= Francis Allen (regicide) =

English financier, politician and regicide

Francis Allen (c. 1583 – 6 September 1658) was an English financier, politician and regicide who sided with parliament in the civil war against Charles I.

By the mid-1630s he had become a liveryman of the Worshipful Company of Goldsmiths where he became an activist against pressure for members to relocate their homes to Goldsmiths' Row, Cheapside. He was suspended and refused subsequent invitations to rejoin.

Allen was elected to the Long Parliament for Cockermouth in April 1642 and assisted with the financial administration of the English Civil War. In January 1644 he was part of a hostile demonstration against the earl of Essex. He later became a presbyterian elder in William Strong's church.

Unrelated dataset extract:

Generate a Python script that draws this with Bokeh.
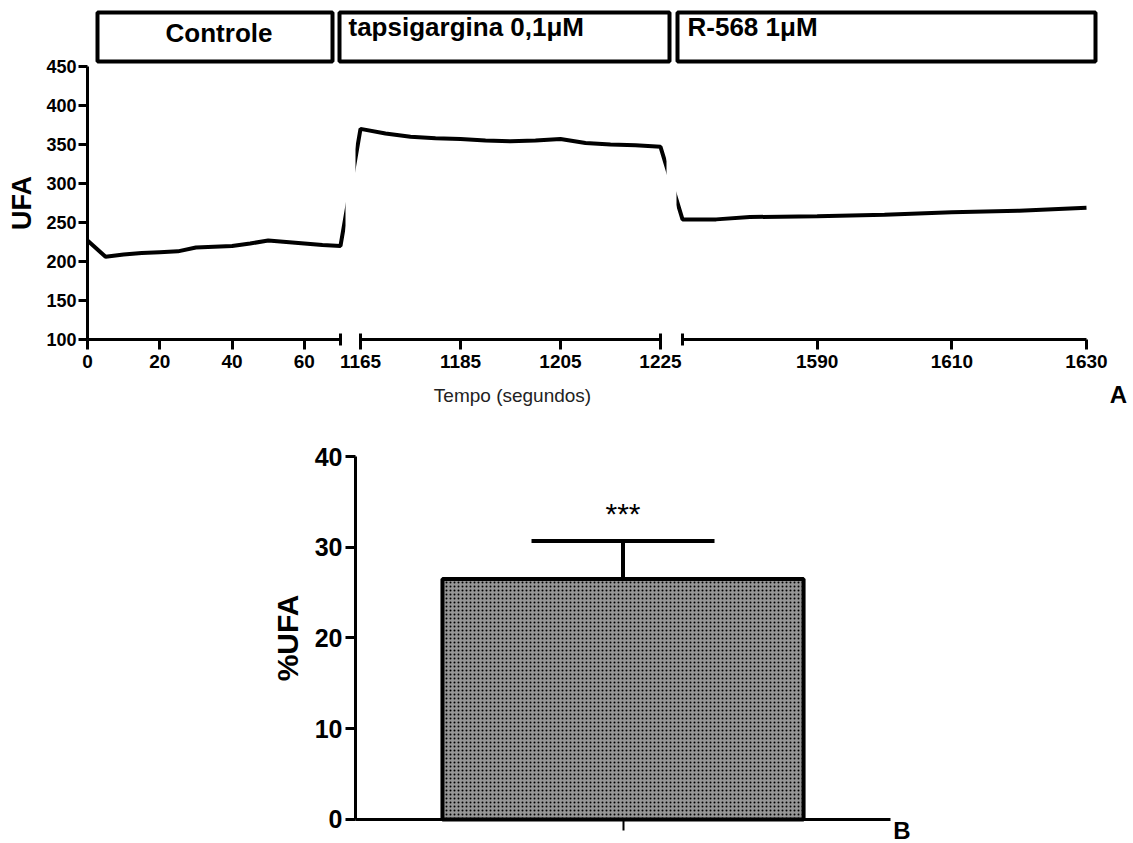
import numpy as np
from bokeh.plotting import figure
from bokeh.layouts import column
from bokeh.models import Range1d, FixedTicker, Label, Whisker, TeeHead, ColumnDataSource
from bokeh.embed import file_html
from bokeh.resources import INLINE

FONT = "Liberation Sans"

# ---------------- Data: panel A (UFA over time, three periods) ----------------
treatments = ["Controle", "tapsigargina 0,1\u03bcM", "R-568 1\u03bcM"]
seg_start = [0, 1165, 1570]
seg_end = [70, 1225, 1630]

t_controle = [0, 5, 10, 15, 20, 25, 30, 35, 40, 45, 50, 55, 60, 65, 70]
ufa_controle = [227, 206, 209, 211, 212, 213, 218, 219, 220, 223, 227, 225, 223, 221, 220]
t_tapsi = [1165, 1170, 1175, 1180, 1185, 1190, 1195, 1200, 1205, 1210, 1215, 1220, 1225]
ufa_tapsi = [370, 364, 360, 358, 357, 355, 354, 355, 357, 352, 350, 349, 347]
t_r568 = [1570, 1575, 1580, 1590, 1600, 1610, 1620, 1630]
ufa_r568 = [254, 254, 257, 258, 260, 263, 265, 269]

x_ticks_A = [0, 20, 40, 60, 1165, 1185, 1205, 1225, 1590, 1610, 1630]
y_ticks_A = [100, 150, 200, 250, 300, 350, 400, 450]

# ---------------- Data: panel B (%UFA bar) ----------------
pct_ufa = [26.5]
pct_ufa_sem = [4.2]
significance = "***"
y_ticks_B = [0, 10, 20, 30, 40]

# ---------------- Layout constants (broken x axis, px from the y axis) ----------------
SEG_POS = [0, 273, 595]
SEG_WIDTH = [253, 300, 404]


def to_pos(t):
    """Piecewise scale for the broken time axis."""
    t = np.asarray(t, dtype=float)
    out = np.full_like(t, np.nan)
    for s0, s1, p0, w in zip(seg_start, seg_end, SEG_POS, SEG_WIDTH):
        m = (t >= s0) & (t <= s1)
        out[m] = p0 + (t[m] - s0) * w / (s1 - s0)
    return out


def txt(**kw):
    kw.setdefault("text_font", FONT)
    kw.setdefault("text_color", "black")
    kw.setdefault("text_baseline", "alphabetic")
    return Label(**kw)


def style_axis(ax, size, tick_out, tick_w=3):
    ax.major_tick_out = tick_out
    ax.major_tick_in = 0
    ax.major_tick_line_width = tick_w
    ax.minor_tick_line_color = None
    ax.major_label_text_font = FONT
    ax.major_label_text_font_style = "bold"
    ax.major_label_text_font_size = size
    ax.major_label_text_color = "black"


# ---------------- Panel A ----------------
pa = figure(width=1133, height=408, x_range=Range1d(-87, 1046), y_range=Range1d(11.54, 534.6),
            output_backend="svg", toolbar_location=None,
            min_border_left=0, min_border_right=0, min_border_top=0, min_border_bottom=0)
pa.grid.visible = False
pa.outline_line_color = None

# treatment boxes above the trace
box_left = [10, 252, 590]
box_right = [245, 582, 1008]
pa.quad(left=box_left, right=box_right, bottom=456.4, top=519.2,
        fill_color=None, line_color="black", line_width=4)
pa.add_layout(txt(x=(box_left[0] + box_right[0]) / 2 + 4, y=492.3, text=treatments[0],
                  text_align="center", text_font_style="bold", text_font_size="26px"))
pa.add_layout(txt(x=box_left[1] + 9, y=500.0, text=treatments[1],
                  text_align="left", text_font_style="bold", text_font_size="26px"))
pa.add_layout(txt(x=box_left[2] + 10, y=500.0, text=treatments[2],
                  text_align="left", text_font_style="bold", text_font_size="26px"))

t_all = t_controle + t_tapsi + t_r568
ufa_all = ufa_controle + ufa_tapsi + ufa_r568
pa.line(x=to_pos(t_all), y=ufa_all, line_color="black", line_width=4)

# white breaks in the trace between axis pieces
y_base = y_ticks_A[0]
gap_c = [(to_pos([seg_end[i]])[0] + to_pos([seg_start[i + 1]])[0]) / 2 for i in range(2)]
pa.quad(left=[g - 5 for g in gap_c], right=[g + 5 for g in gap_c], bottom=y_base + 4,
        top=y_ticks_A[-1], fill_color="white", line_color=None)

# broken x-axis baseline with end caps
pa.segment(x0=to_pos(seg_start), y0=y_base, x1=to_pos(seg_end), y1=y_base,
           line_color="black", line_width=3)
cap_t = [seg_end[0], seg_start[1], seg_end[1], seg_start[2]]
pa.scatter(x=to_pos(cap_t), y=y_base, marker="dash", angle=np.pi / 2, size=12,
           line_color="black", line_width=3)

pa.xaxis.fixed_location = y_base
pa.xaxis.ticker = FixedTicker(ticks=list(to_pos(x_ticks_A)))
pa.xaxis.major_label_overrides = {float(p): str(t) for p, t in zip(to_pos(x_ticks_A), x_ticks_A)}
pa.xaxis.axis_line_color = None
style_axis(pa.xaxis, "19px", 10)
pa.xaxis.major_label_standoff = 6

pa.yaxis.fixed_location = 0
pa.yaxis.ticker = FixedTicker(ticks=y_ticks_A)
pa.yaxis.bounds = (y_ticks_A[0], y_ticks_A[-1])
pa.yaxis.axis_line_width = 3
style_axis(pa.yaxis, "18px", 9)
pa.yaxis.major_label_standoff = 2
pa.yaxis.axis_label = "UFA"
pa.yaxis.axis_label_text_font = FONT
pa.yaxis.axis_label_text_font_style = "bold"
pa.yaxis.axis_label_text_font_size = "27px"
pa.yaxis.axis_label_text_color = "black"
pa.yaxis.axis_label_standoff = 6

pa.add_layout(txt(x=425, y=28.2, text="Tempo (segundos)", text_align="center",
                  text_font_size="19px", text_color="#222222"))
pa.add_layout(txt(x=1031, y=30.0, text="A", text_align="center",
                  text_font_style="bold", text_font_size="24px"))

# ---------------- Panel B ----------------
pb = figure(width=1133, height=435, x_range=Range1d(-1.1636, 0.9542), y_range=Range1d(-2.645, 42.755),
            output_backend="svg", toolbar_location=None,
            min_border_left=0, min_border_right=0, min_border_top=23, min_border_bottom=0)
pb.grid.visible = False
pb.outline_line_color = None

bar_x = list(range(len(pct_ufa)))
pb.vbar(x=bar_x, top=pct_ufa, bottom=0, width=0.675,
        fill_color="#969696", line_color="black", line_width=4,
        hatch_pattern="dot", hatch_color="black", hatch_scale=4, hatch_weight=2)
upper = [v + e for v, e in zip(pct_ufa, pct_ufa_sem)]
src = ColumnDataSource(dict(x=bar_x, lower=pct_ufa, upper=upper))
pb.add_layout(Whisker(base="x", lower="lower", upper="upper", source=src, dimension="height",
                      line_color="black", line_width=4, lower_head=None,
                      upper_head=TeeHead(size=183, line_color="black", line_width=4)))
pb.add_layout(txt(x=bar_x[0], y=upper[0] + 3.0, text=significance, text_align="center",
                  text_font_size="30px"))

pb.xaxis.fixed_location = 0
pb.xaxis.bounds = (-0.5, 0.5)
pb.xaxis.ticker = FixedTicker(ticks=bar_x)
pb.xaxis.major_label_overrides = {0: ""}
pb.xaxis.axis_line_width = 3
style_axis(pb.xaxis, "1px", 11, tick_w=2)
pb.xaxis.major_label_standoff = 0

pb.yaxis.fixed_location = -0.5
pb.yaxis.ticker = FixedTicker(ticks=y_ticks_B)
pb.yaxis.bounds = (y_ticks_B[0], y_ticks_B[-1])
pb.yaxis.axis_line_width = 3
style_axis(pb.yaxis, "25px", 10)
pb.yaxis.major_label_standoff = 3
pb.yaxis.axis_label = "%UFA"
pb.yaxis.axis_label_text_font = FONT
pb.yaxis.axis_label_text_font_style = "bold"
pb.yaxis.axis_label_text_font_size = "30px"
pb.yaxis.axis_label_text_color = "black"
pb.yaxis.axis_label_standoff = 8

pb.add_layout(txt(x=0.5215, y=-1.2, text="B", text_align="center",
                  text_font_style="bold", text_font_size="24px"))

layout = column(pa, pb)
open("out.html", "w").write(file_html(layout, INLINE))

Following the formation of the High Court of Justice for the trial of Charles I, Allen was appointed one of the 135 commissioners. He was present when the death sentence was passed by all present. Though he did not sign the death warrant, he arranged payments and prepared accounts for the execution event

Previously an active member of the Rump Parliament, Allen was one of those bitterly attacked by Cromwell during the latter's Military Coup. Allen subsequently retired from public life.

He died in September 1658, only three days after Cromwell, and, as a deceased regicide, was named and his estate excluded from indemnity under the Restoration's Act of Indemnity 1660.